PERANAKAN FASHION & ITS INTERNATIONAL SOURCES
by Peter Lee
This article was first published in BeMUSE, Volume 4, Issue 2, Apr to Jul 2011. BeMUSE is a quarterly publication by the National Heritage Board. Reprinted with the permission of the National Heritage Board.
The early 20th century was the golden age of the Peranakan sarong kebaya, and in recent years the garment has experienced a major revival. Yet perhaps at no other moment has the sarong kebaya been so misunderstood. One of the most arresting images of Mediacorp’s hit television series Little Nyonya, set between the 1930s and the 1950s, was of the protagonist cooking up a feast in the kitchen. Simply but immaculately dressed in a sarong kebaya, she wore her hair neatly pulled up into a chignon. However, during that period, unmarried girls did not wear an expensive and delicate sarong kebaya into the kitchen, and chignons were only sported by their mothers and grandmothers, while they themselves preferred modern short crops, crimps and perms.
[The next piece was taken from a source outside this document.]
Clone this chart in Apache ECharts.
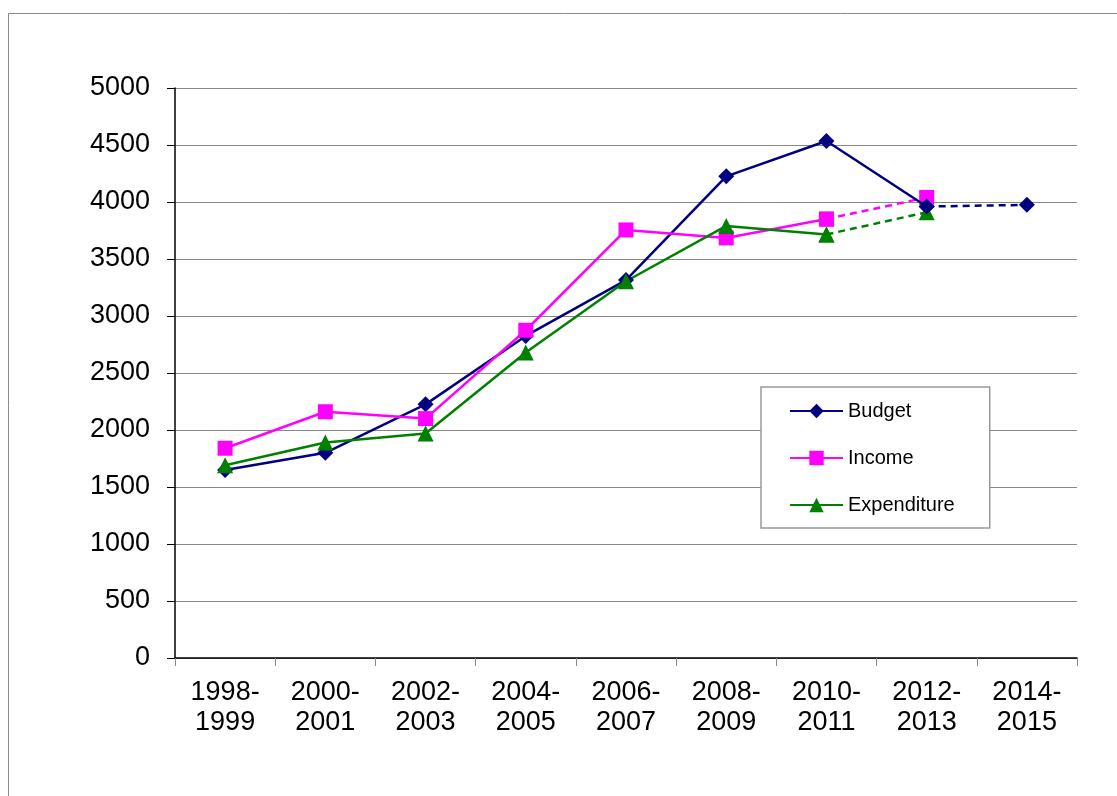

And most of the batik sarongs shown in the series are of a type popular only in the late 1950s and 1960s. Such anachronisms are common – and have arisen because of the dearth of information on Peranakan fashion. A new exhibition at the Peranakan Museum from 1 April 2011 to 26 February 2012 aims to fill in the gaps.
Sarong Kebaya: Peranakan Fashion and its International Sources presents the historical and stylistic phases of the Peranakan sarong kebaya from the 1800s to 1950s. It reveals fascinating aspects about the origins of both components of the costume over five centuries. On display will be 131 objects, including 58 outfits presented in chronological sequence. Many of the cloths and kebayas belong to types that have never been published before, including rare treasures from the Peranakan Museum, from the collection of Mr and Mrs Lee Kip Lee, and from three Dutch museums: the Gemeentemuseum in The Hague, the Tropenmuseum in Amsterdam and the Museum Volkenkunde in Leiden.